Mikhail Gorshkow, 90 ans. Interprète estonien auprès de la Gestapo, il est accusé d'avoir participé au massacre des juifs du ghetto de Slutsk (actuelle Biélorussie), en février 1943. Réfugié aux Etats-Unis dans les années 1950, il est déchu de la nationalité américaine en 2002. Après son retour en Estonie, la justice locale a clos l'enquête ouverte à son encontre, invoquant une " erreur " sur la personne. Une décision vivement critiquée par les Etats-Unis et la Russie. 

Theodor Szehinskyj, 89 ans. Ancien SS-Totenkopf, gardien des camps de concentration de Gross-Rosen (Pologne) et Sachsenhausen (Allemagne), il aurait infligé des sévices aux déportés. Etabli en Pennsylvanie (Etats-Unis), démasqué par la justice fédérale, Szehinskyj a perdu la nationalité américaine en 2000. Aucun pays n'ayant réclamé son extradition, il vit toujours dans les environs de Philadelphie. 
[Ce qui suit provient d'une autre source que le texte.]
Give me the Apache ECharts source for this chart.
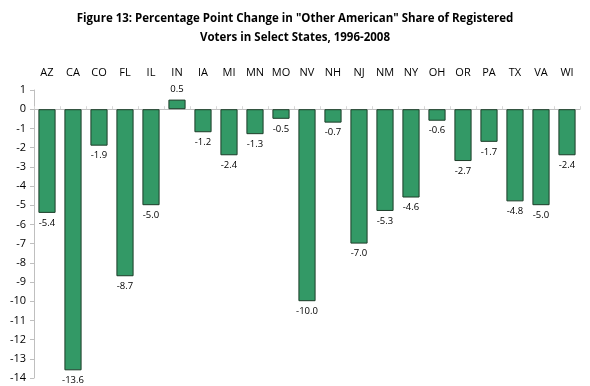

Helmut Oberlander, 89 ans. De juin 1941 à mars 1943, il sert dans l'Einsatzgruppe D, l'une des quatre unités chargées, en Europe de l'Est, du massacre des "ennemis du Reich", en premier lieu les juifs. Ces escadrons de la mort, auteurs de la "Shoah par balles", fusillent près de 1,5 million de personnes. Le Kommando 10 A, auquel est affecté Oberlander, fait 23000 victimes dans le sud de l'Ukraine et en Crimée. Emigré au Canada dans les années 1950, puis naturalisé, il attend d'être fixé sur une possible déchéance de sa nationalité.